The Standard Vacuum Oil Company helped establish and fund an exploration team in 1937 to explore for oil in China. They joined with wealthy Chinese backers who had an oil concession covering several provinces in north-western China, to make an assessment of recent oil discoveries and to possibly join them in the development of oil resources in the region. This led to the beginning of the domestic petroleum industry in China.
Soon after however, the outbreak of the Second Sino-Japanese war from 1937 to 1945, resulted in the Japanese occupation of most of China’s northern and coastal areas, including most of China’s major port cities and wreaked havoc on the Chinese economy and severely disrupted Standard’s operations in China.
After the Second World War, the subsequent establishment of the Communist government and the U.S. alliance with the Nationalist regime in Taiwan, together with new geopolitical priorities of the Korean War it became clear that Standard Oil's days in China were counted. The Communist determination to nationalize the oil industry and to achieve oil self-reliance also posed a stronger threat to Standard’s long-term development than had earlier Nationalist initiatives.

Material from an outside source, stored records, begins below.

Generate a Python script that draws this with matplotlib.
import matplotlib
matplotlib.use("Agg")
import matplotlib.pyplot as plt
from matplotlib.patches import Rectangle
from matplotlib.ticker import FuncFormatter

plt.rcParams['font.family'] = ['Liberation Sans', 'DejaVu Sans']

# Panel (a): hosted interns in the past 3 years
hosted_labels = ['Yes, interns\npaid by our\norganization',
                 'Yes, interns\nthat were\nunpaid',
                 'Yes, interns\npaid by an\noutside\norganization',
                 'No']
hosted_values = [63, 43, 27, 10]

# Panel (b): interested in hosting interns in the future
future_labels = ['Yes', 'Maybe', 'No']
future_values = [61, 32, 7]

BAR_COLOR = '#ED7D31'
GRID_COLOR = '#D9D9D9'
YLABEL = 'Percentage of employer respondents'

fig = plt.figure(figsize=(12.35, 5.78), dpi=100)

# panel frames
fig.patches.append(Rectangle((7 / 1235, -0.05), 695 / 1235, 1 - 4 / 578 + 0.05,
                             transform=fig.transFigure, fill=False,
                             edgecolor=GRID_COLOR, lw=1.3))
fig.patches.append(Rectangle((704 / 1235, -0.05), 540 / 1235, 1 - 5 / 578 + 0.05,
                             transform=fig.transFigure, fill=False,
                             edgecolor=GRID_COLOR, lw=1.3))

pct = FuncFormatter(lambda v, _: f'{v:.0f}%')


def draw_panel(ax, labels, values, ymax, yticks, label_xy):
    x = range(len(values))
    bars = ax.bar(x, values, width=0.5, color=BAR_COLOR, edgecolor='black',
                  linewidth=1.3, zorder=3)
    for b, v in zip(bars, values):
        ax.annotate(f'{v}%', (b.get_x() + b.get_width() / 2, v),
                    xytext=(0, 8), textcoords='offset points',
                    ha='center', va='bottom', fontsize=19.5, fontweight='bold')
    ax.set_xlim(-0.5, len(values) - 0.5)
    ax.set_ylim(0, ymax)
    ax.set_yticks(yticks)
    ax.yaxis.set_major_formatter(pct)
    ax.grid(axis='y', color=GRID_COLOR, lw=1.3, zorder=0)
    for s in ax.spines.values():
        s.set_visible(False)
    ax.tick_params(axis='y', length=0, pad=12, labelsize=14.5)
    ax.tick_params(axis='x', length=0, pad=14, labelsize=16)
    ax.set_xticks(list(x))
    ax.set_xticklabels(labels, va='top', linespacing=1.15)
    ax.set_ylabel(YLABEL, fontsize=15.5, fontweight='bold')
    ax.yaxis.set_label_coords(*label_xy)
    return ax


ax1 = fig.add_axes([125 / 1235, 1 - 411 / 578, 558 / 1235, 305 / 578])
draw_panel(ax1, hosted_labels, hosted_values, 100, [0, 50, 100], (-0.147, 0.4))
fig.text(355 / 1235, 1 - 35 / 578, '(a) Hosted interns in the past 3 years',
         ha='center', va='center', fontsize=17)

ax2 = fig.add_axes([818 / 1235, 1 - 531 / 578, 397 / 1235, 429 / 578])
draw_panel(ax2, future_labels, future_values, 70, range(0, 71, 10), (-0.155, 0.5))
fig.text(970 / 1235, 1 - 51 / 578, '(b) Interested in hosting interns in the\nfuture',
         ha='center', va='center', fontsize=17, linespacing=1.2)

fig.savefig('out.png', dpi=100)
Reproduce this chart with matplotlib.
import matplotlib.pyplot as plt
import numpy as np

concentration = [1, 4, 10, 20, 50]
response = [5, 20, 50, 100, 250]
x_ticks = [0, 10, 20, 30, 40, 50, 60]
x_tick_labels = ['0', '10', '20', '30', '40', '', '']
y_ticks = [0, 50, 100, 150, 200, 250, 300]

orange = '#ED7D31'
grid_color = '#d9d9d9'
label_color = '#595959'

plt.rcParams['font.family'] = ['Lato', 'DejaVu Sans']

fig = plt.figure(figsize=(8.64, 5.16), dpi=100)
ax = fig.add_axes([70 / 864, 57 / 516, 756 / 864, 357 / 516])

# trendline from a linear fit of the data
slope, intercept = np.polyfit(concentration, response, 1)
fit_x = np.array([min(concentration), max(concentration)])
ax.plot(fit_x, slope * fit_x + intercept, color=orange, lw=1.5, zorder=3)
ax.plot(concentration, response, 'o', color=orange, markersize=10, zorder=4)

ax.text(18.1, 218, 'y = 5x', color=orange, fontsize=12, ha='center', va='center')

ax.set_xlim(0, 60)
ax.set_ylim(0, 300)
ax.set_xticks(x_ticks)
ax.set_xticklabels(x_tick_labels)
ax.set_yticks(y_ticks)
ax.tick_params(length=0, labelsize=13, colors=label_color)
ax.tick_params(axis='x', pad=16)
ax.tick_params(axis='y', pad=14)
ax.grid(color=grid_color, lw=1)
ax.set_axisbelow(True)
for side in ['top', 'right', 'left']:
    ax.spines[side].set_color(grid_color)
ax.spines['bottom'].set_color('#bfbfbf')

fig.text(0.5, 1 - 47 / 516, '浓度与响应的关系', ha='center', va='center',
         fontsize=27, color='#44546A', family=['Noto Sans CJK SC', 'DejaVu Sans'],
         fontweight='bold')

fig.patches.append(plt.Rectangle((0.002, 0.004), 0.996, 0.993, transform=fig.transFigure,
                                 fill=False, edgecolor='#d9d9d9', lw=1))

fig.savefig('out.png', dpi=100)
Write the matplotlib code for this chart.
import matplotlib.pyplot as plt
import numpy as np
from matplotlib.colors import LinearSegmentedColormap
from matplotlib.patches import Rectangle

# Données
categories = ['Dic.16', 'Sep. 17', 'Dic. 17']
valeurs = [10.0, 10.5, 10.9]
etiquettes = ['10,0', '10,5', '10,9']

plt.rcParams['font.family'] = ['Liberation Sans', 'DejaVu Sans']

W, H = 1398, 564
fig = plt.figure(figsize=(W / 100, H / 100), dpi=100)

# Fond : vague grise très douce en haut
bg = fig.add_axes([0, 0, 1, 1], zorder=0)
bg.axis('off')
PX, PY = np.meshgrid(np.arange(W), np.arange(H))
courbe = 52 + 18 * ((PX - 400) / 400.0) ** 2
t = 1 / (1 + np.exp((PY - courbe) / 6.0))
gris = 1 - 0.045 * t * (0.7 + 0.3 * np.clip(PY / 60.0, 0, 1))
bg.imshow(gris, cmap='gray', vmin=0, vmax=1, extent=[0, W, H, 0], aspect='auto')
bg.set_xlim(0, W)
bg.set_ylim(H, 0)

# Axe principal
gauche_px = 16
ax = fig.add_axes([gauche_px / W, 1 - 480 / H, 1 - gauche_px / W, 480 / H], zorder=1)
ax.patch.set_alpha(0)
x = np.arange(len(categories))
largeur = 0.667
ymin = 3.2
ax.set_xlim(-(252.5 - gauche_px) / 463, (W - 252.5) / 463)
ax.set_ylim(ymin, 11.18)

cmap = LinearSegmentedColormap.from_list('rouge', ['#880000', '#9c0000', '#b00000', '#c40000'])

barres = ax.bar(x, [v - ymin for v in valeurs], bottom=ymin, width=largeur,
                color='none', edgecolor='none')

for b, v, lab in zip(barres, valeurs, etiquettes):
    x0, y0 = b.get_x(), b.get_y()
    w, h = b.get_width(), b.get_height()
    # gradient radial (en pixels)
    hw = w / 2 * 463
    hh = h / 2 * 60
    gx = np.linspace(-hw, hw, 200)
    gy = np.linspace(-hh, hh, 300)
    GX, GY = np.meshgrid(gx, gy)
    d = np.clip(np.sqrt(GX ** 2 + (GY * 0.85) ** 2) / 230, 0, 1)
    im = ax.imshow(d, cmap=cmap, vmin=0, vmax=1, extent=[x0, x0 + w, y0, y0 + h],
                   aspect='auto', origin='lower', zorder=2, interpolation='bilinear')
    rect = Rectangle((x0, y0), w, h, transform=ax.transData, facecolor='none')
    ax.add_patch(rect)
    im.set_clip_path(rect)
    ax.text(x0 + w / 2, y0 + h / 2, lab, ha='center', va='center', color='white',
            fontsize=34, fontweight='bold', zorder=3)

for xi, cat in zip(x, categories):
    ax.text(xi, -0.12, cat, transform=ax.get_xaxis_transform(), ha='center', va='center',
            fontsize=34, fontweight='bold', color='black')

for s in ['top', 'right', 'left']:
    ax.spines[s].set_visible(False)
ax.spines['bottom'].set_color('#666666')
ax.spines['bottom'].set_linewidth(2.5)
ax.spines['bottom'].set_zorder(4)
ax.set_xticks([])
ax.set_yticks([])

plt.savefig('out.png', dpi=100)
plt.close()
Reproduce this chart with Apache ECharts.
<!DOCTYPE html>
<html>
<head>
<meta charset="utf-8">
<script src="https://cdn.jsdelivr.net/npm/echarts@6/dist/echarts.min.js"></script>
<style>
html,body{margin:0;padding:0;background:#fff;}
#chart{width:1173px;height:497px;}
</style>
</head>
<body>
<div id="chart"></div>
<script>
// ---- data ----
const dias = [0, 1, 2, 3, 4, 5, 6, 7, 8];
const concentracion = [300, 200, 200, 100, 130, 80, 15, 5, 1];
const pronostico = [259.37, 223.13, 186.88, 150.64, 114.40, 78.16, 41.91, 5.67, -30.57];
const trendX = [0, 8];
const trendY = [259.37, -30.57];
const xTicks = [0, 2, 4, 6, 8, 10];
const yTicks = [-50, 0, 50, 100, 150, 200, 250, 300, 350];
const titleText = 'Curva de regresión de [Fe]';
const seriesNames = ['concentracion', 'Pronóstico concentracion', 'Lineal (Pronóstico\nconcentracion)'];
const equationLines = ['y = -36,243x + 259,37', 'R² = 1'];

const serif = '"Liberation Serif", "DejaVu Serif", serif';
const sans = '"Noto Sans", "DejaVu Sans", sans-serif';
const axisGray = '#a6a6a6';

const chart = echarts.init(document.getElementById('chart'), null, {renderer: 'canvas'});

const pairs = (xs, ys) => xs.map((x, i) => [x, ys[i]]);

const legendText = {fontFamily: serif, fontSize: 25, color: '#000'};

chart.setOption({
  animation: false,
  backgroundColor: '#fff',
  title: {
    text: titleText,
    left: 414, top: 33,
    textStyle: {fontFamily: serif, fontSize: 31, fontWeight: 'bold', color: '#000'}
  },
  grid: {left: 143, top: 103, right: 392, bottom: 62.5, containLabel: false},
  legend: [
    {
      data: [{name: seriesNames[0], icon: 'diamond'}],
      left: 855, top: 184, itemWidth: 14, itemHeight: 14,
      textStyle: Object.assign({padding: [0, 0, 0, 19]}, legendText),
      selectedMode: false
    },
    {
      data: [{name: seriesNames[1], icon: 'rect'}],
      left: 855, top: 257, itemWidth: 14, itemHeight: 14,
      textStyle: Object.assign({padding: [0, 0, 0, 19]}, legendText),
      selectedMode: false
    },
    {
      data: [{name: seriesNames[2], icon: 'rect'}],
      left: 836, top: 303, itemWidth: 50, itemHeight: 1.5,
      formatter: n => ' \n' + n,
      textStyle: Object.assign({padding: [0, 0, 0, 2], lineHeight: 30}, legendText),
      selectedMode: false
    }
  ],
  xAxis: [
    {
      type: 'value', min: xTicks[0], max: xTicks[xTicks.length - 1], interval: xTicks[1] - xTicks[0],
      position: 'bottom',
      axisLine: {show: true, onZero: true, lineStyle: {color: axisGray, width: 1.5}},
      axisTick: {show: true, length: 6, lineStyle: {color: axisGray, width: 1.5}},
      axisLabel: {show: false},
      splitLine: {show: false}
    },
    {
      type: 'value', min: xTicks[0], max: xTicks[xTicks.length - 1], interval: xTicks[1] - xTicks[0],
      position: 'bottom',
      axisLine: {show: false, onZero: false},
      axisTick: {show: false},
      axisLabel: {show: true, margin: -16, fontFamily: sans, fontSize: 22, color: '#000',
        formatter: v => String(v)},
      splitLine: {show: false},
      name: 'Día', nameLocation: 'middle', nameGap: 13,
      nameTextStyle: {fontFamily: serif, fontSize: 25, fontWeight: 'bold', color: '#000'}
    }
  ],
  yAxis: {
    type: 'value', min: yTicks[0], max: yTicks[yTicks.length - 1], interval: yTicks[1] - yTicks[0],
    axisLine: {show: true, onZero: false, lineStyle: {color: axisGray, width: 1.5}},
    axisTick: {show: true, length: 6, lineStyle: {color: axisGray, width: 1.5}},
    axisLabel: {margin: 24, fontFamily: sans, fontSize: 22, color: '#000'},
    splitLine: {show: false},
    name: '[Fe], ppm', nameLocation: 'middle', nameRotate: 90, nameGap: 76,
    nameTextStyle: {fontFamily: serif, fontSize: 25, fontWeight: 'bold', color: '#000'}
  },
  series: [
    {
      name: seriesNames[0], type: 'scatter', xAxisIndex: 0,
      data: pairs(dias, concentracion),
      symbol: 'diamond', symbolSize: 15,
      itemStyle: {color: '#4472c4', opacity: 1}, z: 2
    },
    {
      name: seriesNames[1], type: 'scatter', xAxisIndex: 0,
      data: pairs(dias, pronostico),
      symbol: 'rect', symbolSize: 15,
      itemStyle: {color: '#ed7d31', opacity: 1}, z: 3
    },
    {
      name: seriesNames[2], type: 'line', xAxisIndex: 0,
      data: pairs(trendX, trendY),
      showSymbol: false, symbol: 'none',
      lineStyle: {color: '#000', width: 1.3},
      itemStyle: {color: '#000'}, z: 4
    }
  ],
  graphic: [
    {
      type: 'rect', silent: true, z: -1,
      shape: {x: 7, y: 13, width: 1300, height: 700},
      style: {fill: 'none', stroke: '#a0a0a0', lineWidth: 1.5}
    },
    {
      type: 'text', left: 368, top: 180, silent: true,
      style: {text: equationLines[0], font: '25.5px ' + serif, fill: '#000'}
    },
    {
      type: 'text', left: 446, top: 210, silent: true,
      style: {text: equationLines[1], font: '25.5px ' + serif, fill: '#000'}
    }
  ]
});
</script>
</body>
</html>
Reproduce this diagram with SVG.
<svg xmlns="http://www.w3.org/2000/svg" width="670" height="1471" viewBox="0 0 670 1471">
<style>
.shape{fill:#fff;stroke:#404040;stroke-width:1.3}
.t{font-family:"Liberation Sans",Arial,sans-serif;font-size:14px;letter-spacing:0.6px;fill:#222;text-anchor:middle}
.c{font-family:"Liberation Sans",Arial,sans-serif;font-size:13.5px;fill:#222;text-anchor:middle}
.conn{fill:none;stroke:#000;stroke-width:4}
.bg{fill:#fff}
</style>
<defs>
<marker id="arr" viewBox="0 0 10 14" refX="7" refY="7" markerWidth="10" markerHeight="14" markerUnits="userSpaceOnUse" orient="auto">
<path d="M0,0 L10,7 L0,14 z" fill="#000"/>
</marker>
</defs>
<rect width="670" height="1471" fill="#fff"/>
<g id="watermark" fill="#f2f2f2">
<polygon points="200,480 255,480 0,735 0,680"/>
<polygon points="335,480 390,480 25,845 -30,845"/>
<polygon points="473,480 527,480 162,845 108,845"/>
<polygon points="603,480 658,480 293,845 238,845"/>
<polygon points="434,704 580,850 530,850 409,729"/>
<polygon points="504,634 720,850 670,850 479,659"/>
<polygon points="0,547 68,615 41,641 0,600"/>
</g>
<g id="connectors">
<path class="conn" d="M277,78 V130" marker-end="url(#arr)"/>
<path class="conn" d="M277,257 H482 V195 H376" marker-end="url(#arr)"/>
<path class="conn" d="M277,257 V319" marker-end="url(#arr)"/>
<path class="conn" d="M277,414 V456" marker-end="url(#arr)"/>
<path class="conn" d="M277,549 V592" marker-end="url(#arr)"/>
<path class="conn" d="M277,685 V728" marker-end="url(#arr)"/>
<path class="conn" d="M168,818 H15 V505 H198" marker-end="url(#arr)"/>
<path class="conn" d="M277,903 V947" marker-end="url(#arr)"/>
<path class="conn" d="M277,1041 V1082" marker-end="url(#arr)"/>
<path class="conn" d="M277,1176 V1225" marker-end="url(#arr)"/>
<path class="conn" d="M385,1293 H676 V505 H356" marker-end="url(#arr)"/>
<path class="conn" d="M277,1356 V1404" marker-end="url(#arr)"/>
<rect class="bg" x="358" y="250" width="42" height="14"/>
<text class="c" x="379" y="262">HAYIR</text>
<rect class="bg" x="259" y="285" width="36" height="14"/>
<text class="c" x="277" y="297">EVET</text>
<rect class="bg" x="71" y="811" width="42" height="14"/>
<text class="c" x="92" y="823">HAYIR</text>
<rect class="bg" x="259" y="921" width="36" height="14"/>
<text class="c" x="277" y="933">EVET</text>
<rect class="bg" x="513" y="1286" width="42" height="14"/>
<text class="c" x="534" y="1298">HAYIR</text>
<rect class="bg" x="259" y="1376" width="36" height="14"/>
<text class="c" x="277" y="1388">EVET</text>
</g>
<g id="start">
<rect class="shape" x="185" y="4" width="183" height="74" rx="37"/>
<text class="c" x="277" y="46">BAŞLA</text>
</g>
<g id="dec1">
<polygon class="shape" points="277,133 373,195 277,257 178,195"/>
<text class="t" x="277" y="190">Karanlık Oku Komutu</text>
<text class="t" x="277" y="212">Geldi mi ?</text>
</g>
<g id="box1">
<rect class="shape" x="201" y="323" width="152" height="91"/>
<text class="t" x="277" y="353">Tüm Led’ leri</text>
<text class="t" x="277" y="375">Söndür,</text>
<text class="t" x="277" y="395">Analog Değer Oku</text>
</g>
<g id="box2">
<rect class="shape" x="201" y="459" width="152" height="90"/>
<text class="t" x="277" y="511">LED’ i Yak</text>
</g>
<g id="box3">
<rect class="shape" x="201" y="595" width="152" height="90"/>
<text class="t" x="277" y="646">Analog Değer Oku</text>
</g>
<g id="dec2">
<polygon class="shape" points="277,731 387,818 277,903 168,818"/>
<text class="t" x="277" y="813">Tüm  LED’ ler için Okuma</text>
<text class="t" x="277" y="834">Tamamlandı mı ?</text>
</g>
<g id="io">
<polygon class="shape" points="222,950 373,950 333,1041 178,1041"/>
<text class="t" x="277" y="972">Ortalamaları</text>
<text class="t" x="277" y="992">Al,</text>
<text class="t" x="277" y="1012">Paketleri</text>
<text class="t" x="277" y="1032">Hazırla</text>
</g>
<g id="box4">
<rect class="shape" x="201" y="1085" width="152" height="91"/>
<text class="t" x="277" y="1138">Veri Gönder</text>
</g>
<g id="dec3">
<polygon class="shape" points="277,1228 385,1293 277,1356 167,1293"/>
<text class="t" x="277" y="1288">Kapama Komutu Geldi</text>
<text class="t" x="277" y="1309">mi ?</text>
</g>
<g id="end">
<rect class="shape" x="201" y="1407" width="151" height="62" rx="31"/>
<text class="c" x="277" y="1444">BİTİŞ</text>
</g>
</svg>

In December 1950, the Communist government placed Standard’s financial affairs under state control; the government requisitioned all of Standard’s physical assets in April 1951. Recognizing that the Communists had no intention to allow Standard to continue its operations in China and in compliance with the U.S. oil embargo on Communist China, Standard took steps to phase out its operations. Central to this were labor negotiations between Standard’s management in China and the newly established labor unions among its workers between 1950 and 1952.
Finally, on February 2, 1953, the Industrial and Commercial Bureau of Shanghai’s People’s Government approved Standard’s cessation of all its operations in China. After over fifty years of formal operations in China, Standard’s ambition to capitalize on the China market came to an end, and it would not return to mainland China until the late 1970s as Mobil Oil.